== Raw data ==

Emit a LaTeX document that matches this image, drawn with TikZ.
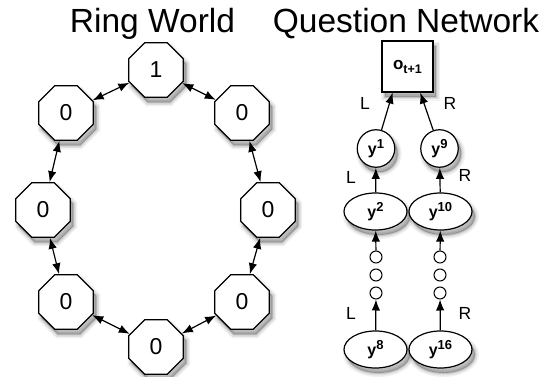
\documentclass[tikz,border=0pt]{standalone}
\usepackage{fontspec}
\setmainfont{Liberation Sans}
\usetikzlibrary{shapes.geometric,arrows.meta,calc}
\begin{document}
\begin{tikzpicture}[x=1pt,y=-1pt,line width=1.2pt,
  sh/.style={
    preaction={draw=black,line width=8pt,draw opacity=0.05,fill=black,fill opacity=0.05,transform canvas={shift={(3pt,-5pt)}}},
    preaction={draw=black,line width=5pt,draw opacity=0.08,fill=black,fill opacity=0.08,transform canvas={shift={(3pt,-5pt)}}},
    preaction={draw=black,line width=2pt,draw opacity=0.12,fill=black,fill opacity=0.12,transform canvas={shift={(3pt,-5pt)}}}},
  oct/.style={regular polygon,regular polygon sides=8,draw,fill=white,minimum size=59pt,inner sep=0pt,sh,font=\fontsize{23}{23}\selectfont},
  circ/.style={circle,draw,fill=white,minimum size=37.5pt,inner sep=0pt,sh,font=\fontsize{16}{16}\selectfont\bfseries},
  ell/.style={ellipse,draw,fill=white,minimum width=63pt,minimum height=37pt,inner sep=0pt,sh,font=\fontsize{16}{16}\selectfont\bfseries},
  dot/.style={circle,draw,fill=white,line width=1pt,minimum size=12pt,inner sep=0pt},
  sq/.style={rectangle,draw,fill=white,minimum size=51pt,inner sep=0pt,sh,font=\fontsize{17}{17}\selectfont\bfseries},
  ttl/.style={anchor=base,font=\fontsize{33.5}{36}\selectfont},
  lbl/.style={font=\fontsize{17.5}{17.5}\selectfont},
  arr/.style={-{Latex[length=11pt,width=8.5pt]}},
  darr/.style={{Latex[length=11pt,width=8.5pt]}-{Latex[length=11pt,width=8.5pt]}}]
\useasboundingbox (0,0) rectangle (546,377);
\newcommand\supr[1]{\raisebox{6pt}{\fontsize{13}{13}\selectfont #1}}
% titles
\node[ttl] (t1) at (152.5,33) {Ring World};
\node[ttl] (t2) at (406,33) {Question Network};
% ring world
\node[oct] (r1) at (156,70) {1};
\node[oct] (r2) at (242,113) {0};
\node[oct] (r3) at (268,210) {0};
\node[oct] (r4) at (242,302) {0};
\node[oct] (r5) at (156,347) {0};
\node[oct] (r6) at (66,302) {0};
\node[oct] (r7) at (43,210) {0};
\node[oct] (r8) at (66,113) {0};
\foreach \a/\b in {r1/r2,r2/r3,r3/r4,r4/r5,r5/r6,r6/r7,r7/r8,r8/r1}
  \draw[darr] (\a) -- (\b);
% question network
\node[sq] (o) at (407.5,66.5) {o\raisebox{-4pt}{\fontsize{12.5}{12.5}\selectfont t+1}};
\node[circ] (y1) at (376,148.5) {y\supr{1}};
\node[circ] (y9) at (439.5,148.5) {y\supr{9}};
\node[ell] (y2) at (375.5,211.5) {y\supr{2}};
\node[ell] (y10) at (440.5,211.5) {y\supr{10}};
\node[dot] (a1) at (376,257) {};
\node[dot] (a2) at (376,275) {};
\node[dot] (a3) at (376,293) {};
\node[dot] (b1) at (440,257) {};
\node[dot] (b2) at (440,275) {};
\node[dot] (b3) at (440,293) {};
\node[ell] (y8) at (375.5,349.5) {y\supr{8}};
\node[ell] (y16) at (440.5,349.5) {y\supr{16}};
\coordinate (oL) at ($(o.south west)!0.216!(o.south east)$);
\coordinate (oR) at ($(o.south west)!0.745!(o.south east)$);
\draw[arr] (y1) -- (oL);
\draw[arr] (y9) -- (oR);
\draw[arr] (y2) -- (y1);
\draw[arr] (y10) -- (y9);
\draw[arr] (a1) -- (y2);
\draw[arr] (b1) -- (y10);
\draw[arr] (y8) -- (a3);
\draw[arr] (y16) -- (b3);
\node[lbl] (l1) at (365,103) {L};
\node[lbl] (l2) at (450,103) {R};
\node[lbl] (l3) at (351,177) {L};
\node[lbl] (l4) at (465,175) {R};
\node[lbl] (l5) at (351,313) {L};
\node[lbl] (l6) at (465,313) {R};
\end{tikzpicture}
\end{document}
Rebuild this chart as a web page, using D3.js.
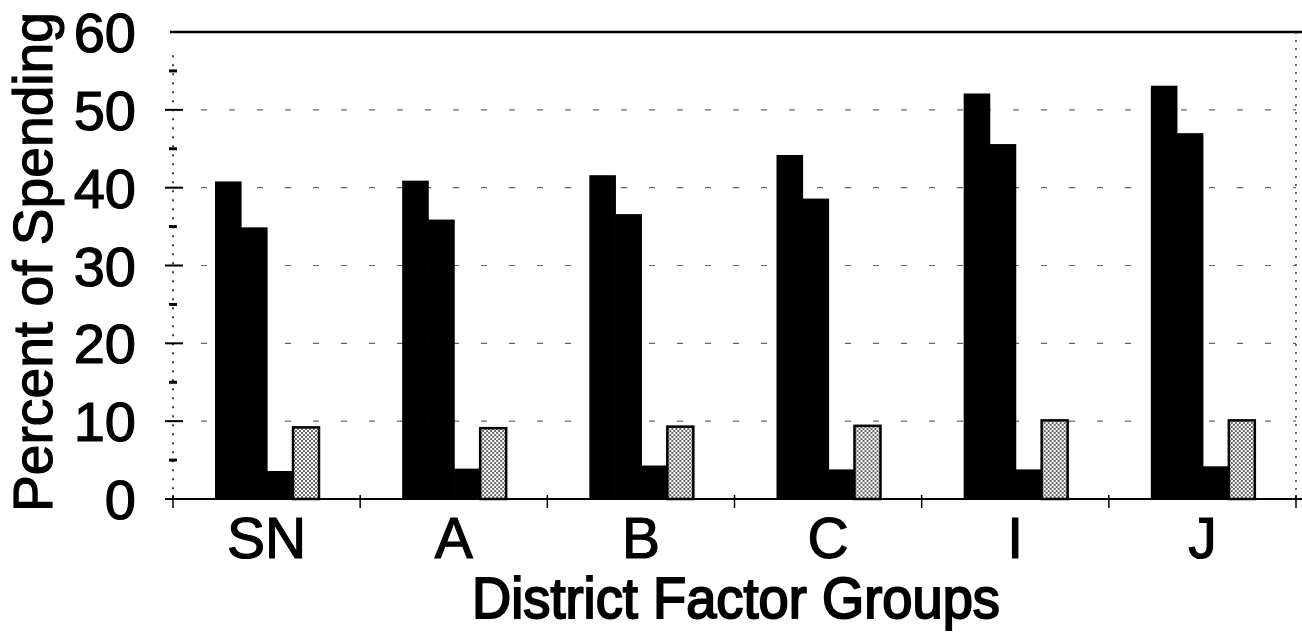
<!DOCTYPE html>
<html>
<head>
<meta charset="utf-8">
<script src="https://cdn.jsdelivr.net/npm/d3@7"></script>
<style>
  body { margin: 0; background: #fff; }
  text { font-family: "Liberation Sans", Arial, sans-serif; fill: #000; stroke: #000; stroke-width: 1.2; }
</style>
</head>
<body>
<svg width="1302" height="632"></svg>
<script>
let svg = d3.select("svg");

// data
let groups = ["SN", "A", "B", "C", "I", "J"];
let series = ["s1", "s2", "s3", "s4"];
let s1 = [40.8, 40.9, 41.6, 44.2, 52.1, 53.1];
let s2 = [34.9, 35.9, 36.6, 38.6, 45.6, 47.0];
let s3 = [3.6, 3.9, 4.3, 3.8, 3.8, 4.2];
let s4 = [9.2, 9.1, 9.3, 9.4, 10.1, 10.1];
let yTicks = [0, 10, 20, 30, 40, 50, 60];
let yMinor = [5, 15, 25, 35, 45, 55];
let gridVals = [10, 20, 30, 40, 50];

let pLeft = 173, pRight = 1296, pTop = 32, pBottom = 499;

let x0 = d3.scaleBand().domain(groups).range([pLeft, pRight]);
let x1 = d3.scaleBand().domain(series).range([42, 146]);
let y = d3.scaleLinear().domain([0, 60]).range([pBottom, pTop]);

// dotted fill for the last bar
let defs = svg.append("defs");
let pat = defs.append("pattern")
    .attr("id", "dots")
    .attr("width", 4).attr("height", 4)
    .attr("patternUnits", "userSpaceOnUse");
pat.append("rect").attr("width", 4).attr("height", 4).attr("fill", "#fff");
pat.append("circle").attr("cx", 1).attr("cy", 1).attr("r", 1.1).attr("fill", "#555");
pat.append("circle").attr("cx", 3).attr("cy", 3).attr("r", 1.1).attr("fill", "#555");

// dashed gridlines (faint in the scan)
svg.append("g").selectAll("line")
    .data(gridVals).join("line")
    .attr("x1", pLeft).attr("x2", pRight)
    .attr("y1", d => y(d)).attr("y2", d => y(d))
    .attr("stroke", "#666").attr("stroke-width", 1.2)
    .attr("stroke-dasharray", "6,22");

// top line at 60
svg.append("line")
    .attr("x1", 170).attr("x2", 1302)
    .attr("y1", y(60)).attr("y2", y(60))
    .attr("stroke", "#000").attr("stroke-width", 2.5);

// right dotted border
svg.append("line")
    .attr("x1", pRight).attr("x2", pRight)
    .attr("y1", y(60)).attr("y2", pBottom)
    .attr("stroke", "#333").attr("stroke-width", 1.5)
    .attr("stroke-dasharray", "2,6");

// bars
let table = groups.map((g, i) => ({g: g, vals: [s1[i], s2[i], s3[i], s4[i]]}));
let gsel = svg.append("g").selectAll("g")
    .data(table).join("g")
    .attr("transform", d => `translate(${x0(d.g)},0)`);

gsel.selectAll("rect")
    .data(d => d.vals.map((v, j) => ({k: series[j], v: v})))
    .join("rect")
    .attr("x", d => x1(d.k))
    .attr("y", d => y(d.v))
    .attr("width", d => d.k === "s4" ? x1.bandwidth() : x1.bandwidth() + 0.6)
    .attr("height", d => pBottom - y(d.v))
    .attr("fill", d => d.k === "s4" ? "url(#dots)" : "#000")
    .attr("stroke", "#000")
    .attr("stroke-width", d => d.k === "s4" ? 2.5 : 0);

// y axis (dotted line with ticks)
svg.append("line")
    .attr("x1", pLeft).attr("x2", pLeft)
    .attr("y1", y(57)).attr("y2", pBottom + 6)
    .attr("stroke", "#000").attr("stroke-width", 1.5)
    .attr("stroke-dasharray", "2,7");
svg.append("g").selectAll("line")
    .data(yTicks.filter(d => d < 60)).join("line")
    .attr("x1", pLeft - 8).attr("x2", pLeft + 10)
    .attr("y1", d => y(d)).attr("y2", d => y(d))
    .attr("stroke", "#000").attr("stroke-width", 2);
svg.append("g").selectAll("line")
    .data(yMinor).join("line")
    .attr("x1", pLeft - 4).attr("x2", pLeft + 4)
    .attr("y1", d => y(d)).attr("y2", d => y(d))
    .attr("stroke", "#000").attr("stroke-width", 3);

svg.append("g").selectAll("text")
    .data(yTicks).join("text")
    .attr("x", 136)
    .attr("y", d => y(d) + 20)
    .attr("text-anchor", "end")
    .style("font-size", "56px")
    .text(d => d);

// x axis
svg.append("line")
    .attr("x1", 165).attr("x2", 1302)
    .attr("y1", pBottom).attr("y2", pBottom)
    .attr("stroke", "#000").attr("stroke-width", 2);
let bounds = groups.map(g => x0(g)).concat([pRight]);
svg.append("g").selectAll("line")
    .data(bounds).join("line")
    .attr("x1", d => d).attr("x2", d => d)
    .attr("y1", pBottom - 4).attr("y2", pBottom + 9)
    .attr("stroke", "#000").attr("stroke-width", 1.5);

svg.append("g").selectAll("text")
    .data(groups).join("text")
    .attr("x", d => x0(d) + x0.bandwidth() / 2)
    .attr("y", 558)
    .attr("text-anchor", "middle")
    .style("font-size", "57px")
    .text(d => d);

// axis titles
svg.append("text")
    .attr("x", 736)
    .attr("y", 618)
    .attr("text-anchor", "middle")
    .attr("textLength", 528)
    .attr("lengthAdjust", "spacingAndGlyphs")
    .style("font-size", "57px")
    .style("stroke-width", 2)
    .text("District Factor Groups");

svg.append("text")
    .attr("transform", "translate(52,262) rotate(-90)")
    .attr("text-anchor", "middle")
    .attr("textLength", 500)
    .attr("lengthAdjust", "spacingAndGlyphs")
    .style("font-size", "56px")
    .text("Percent of Spending");
</script>
</body>
</html>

===

• _Your goal_
Show every line of the listing in which the string "with" can be found.

• _Response to the task_
Emit a LaTeX document that matches this image, drawn with TikZ.
// y axis (dotted line with ticks)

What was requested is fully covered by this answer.